===== Records supplied =====
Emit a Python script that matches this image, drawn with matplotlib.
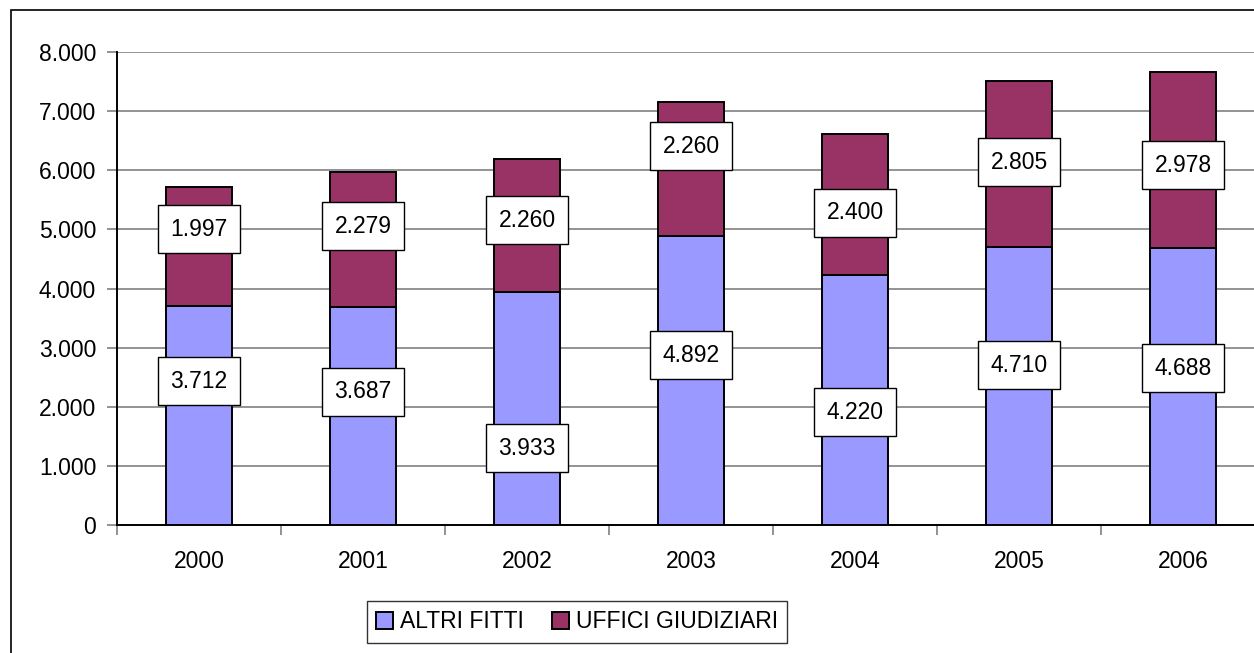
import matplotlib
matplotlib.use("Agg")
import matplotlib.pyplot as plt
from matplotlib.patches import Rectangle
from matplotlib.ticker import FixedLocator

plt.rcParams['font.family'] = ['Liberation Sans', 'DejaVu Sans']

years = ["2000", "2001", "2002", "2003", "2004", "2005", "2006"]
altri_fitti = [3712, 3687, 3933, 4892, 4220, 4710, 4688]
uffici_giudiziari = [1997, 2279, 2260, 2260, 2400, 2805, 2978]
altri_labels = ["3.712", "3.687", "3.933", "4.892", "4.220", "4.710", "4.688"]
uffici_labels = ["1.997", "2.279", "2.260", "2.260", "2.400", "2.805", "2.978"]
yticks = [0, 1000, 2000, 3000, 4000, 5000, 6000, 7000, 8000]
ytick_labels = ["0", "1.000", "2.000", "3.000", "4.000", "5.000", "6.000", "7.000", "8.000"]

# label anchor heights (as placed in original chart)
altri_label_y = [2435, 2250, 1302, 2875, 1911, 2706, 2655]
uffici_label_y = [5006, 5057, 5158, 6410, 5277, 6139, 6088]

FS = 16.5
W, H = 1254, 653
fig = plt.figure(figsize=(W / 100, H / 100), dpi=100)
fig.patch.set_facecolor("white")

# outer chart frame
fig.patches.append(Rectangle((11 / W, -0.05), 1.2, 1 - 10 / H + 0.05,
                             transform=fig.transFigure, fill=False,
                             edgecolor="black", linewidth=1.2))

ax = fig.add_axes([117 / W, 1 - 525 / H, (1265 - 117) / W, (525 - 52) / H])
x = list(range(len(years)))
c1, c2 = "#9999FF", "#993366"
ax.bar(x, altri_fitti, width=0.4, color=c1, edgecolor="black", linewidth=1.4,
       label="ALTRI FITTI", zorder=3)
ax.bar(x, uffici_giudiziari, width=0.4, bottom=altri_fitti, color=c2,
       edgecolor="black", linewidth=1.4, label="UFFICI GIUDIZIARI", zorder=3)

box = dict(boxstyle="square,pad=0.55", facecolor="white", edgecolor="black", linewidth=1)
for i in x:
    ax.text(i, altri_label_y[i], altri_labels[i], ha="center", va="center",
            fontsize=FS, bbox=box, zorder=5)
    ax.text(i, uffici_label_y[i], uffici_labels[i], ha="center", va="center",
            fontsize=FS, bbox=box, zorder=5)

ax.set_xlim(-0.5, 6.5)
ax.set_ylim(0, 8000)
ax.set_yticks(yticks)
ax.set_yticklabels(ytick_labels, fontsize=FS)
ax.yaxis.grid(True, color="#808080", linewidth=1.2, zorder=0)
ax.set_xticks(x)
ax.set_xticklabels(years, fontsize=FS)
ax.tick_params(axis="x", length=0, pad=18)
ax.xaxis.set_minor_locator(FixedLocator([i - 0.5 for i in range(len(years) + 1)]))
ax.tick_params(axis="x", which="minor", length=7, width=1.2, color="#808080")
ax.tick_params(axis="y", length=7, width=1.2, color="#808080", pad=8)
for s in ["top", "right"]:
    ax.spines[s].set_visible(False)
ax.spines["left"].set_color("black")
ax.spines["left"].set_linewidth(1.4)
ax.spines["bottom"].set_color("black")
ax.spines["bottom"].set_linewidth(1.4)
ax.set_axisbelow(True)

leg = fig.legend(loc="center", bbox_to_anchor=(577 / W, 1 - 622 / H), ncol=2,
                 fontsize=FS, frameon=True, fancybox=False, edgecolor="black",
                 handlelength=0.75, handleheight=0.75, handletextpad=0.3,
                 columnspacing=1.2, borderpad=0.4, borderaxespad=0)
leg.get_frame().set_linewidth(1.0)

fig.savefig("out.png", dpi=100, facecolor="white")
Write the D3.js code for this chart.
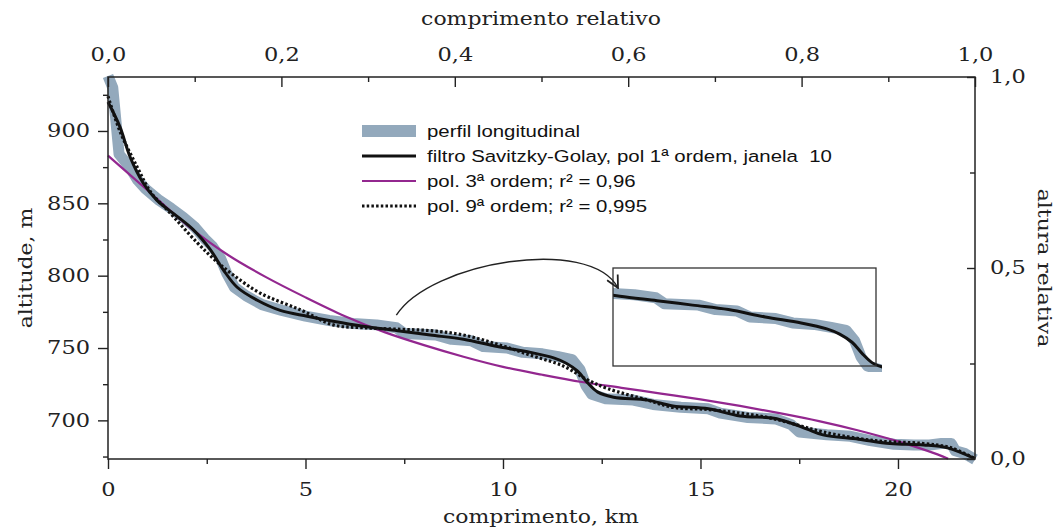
=====
• **Objective**: Copy out the whole listing exactly, and don't carry over any pictures.

• **Response to the exercise**:
Emit a Python script that matches this image, drawn with matplotlib.
import matplotlib
matplotlib.use("Agg")
import matplotlib.pyplot as plt
from matplotlib.patches import Rectangle
from matplotlib.ticker import FixedLocator

plt.rcParams['font.family'] = ['Liberation Sans', 'DejaVu Sans']

years = ["2000", "2001", "2002", "2003", "2004", "2005", "2006"]
altri_fitti = [3712, 3687, 3933, 4892, 4220, 4710, 4688]
uffici_giudiziari = [1997, 2279, 2260, 2260, 2400, 2805, 2978]
altri_labels = ["3.712", "3.687", "3.933", "4.892", "4.220", "4.710", "4.688"]
uffici_labels = ["1.997", "2.279", "2.260", "2.260", "2.400", "2.805", "2.978"]
yticks = [0, 1000, 2000, 3000, 4000, 5000, 6000, 7000, 8000]
ytick_labels = ["0", "1.000", "2.000", "3.000", "4.000", "5.000", "6.000", "7.000", "8.000"]

# label anchor heights (as placed in original chart)
altri_label_y = [2435, 2250, 1302, 2875, 1911, 2706, 2655]
uffici_label_y = [5006, 5057, 5158, 6410, 5277, 6139, 6088]

FS = 16.5
W, H = 1254, 653
fig = plt.figure(figsize=(W / 100, H / 100), dpi=100)
fig.patch.set_facecolor("white")

# outer chart frame
fig.patches.append(Rectangle((11 / W, -0.05), 1.2, 1 - 10 / H + 0.05,
                             transform=fig.transFigure, fill=False,
                             edgecolor="black", linewidth=1.2))

ax = fig.add_axes([117 / W, 1 - 525 / H, (1265 - 117) / W, (525 - 52) / H])
x = list(range(len(years)))
c1, c2 = "#9999FF", "#993366"
ax.bar(x, altri_fitti, width=0.4, color=c1, edgecolor="black", linewidth=1.4,
       label="ALTRI FITTI", zorder=3)
ax.bar(x, uffici_giudiziari, width=0.4, bottom=altri_fitti, color=c2,
       edgecolor="black", linewidth=1.4, label="UFFICI GIUDIZIARI", zorder=3)

box = dict(boxstyle="square,pad=0.55", facecolor="white", edgecolor="black", linewidth=1)
for i in x:
    ax.text(i, altri_label_y[i], altri_labels[i], ha="center", va="center",
            fontsize=FS, bbox=box, zorder=5)
    ax.text(i, uffici_label_y[i], uffici_labels[i], ha="center", va="center",
            fontsize=FS, bbox=box, zorder=5)

ax.set_xlim(-0.5, 6.5)
ax.set_ylim(0, 8000)
ax.set_yticks(yticks)
ax.set_yticklabels(ytick_labels, fontsize=FS)
ax.yaxis.grid(True, color="#808080", linewidth=1.2, zorder=0)
ax.set_xticks(x)
ax.set_xticklabels(years, fontsize=FS)
ax.tick_params(axis="x", length=0, pad=18)
ax.xaxis.set_minor_locator(FixedLocator([i - 0.5 for i in range(len(years) + 1)]))
ax.tick_params(axis="x", which="minor", length=7, width=1.2, color="#808080")
ax.tick_params(axis="y", length=7, width=1.2, color="#808080", pad=8)
for s in ["top", "right"]:
    ax.spines[s].set_visible(False)
ax.spines["left"].set_color("black")
ax.spines["left"].set_linewidth(1.4)
ax.spines["bottom"].set_color("black")
ax.spines["bottom"].set_linewidth(1.4)
ax.set_axisbelow(True)

leg = fig.legend(loc="center", bbox_to_anchor=(577 / W, 1 - 622 / H), ncol=2,
                 fontsize=FS, frameon=True, fancybox=False, edgecolor="black",
                 handlelength=0.75, handleheight=0.75, handletextpad=0.3,
                 columnspacing=1.2, borderpad=0.4, borderaxespad=0)
leg.get_frame().set_linewidth(1.0)

fig.savefig("out.png", dpi=100, facecolor="white")
Write the D3.js code for this chart.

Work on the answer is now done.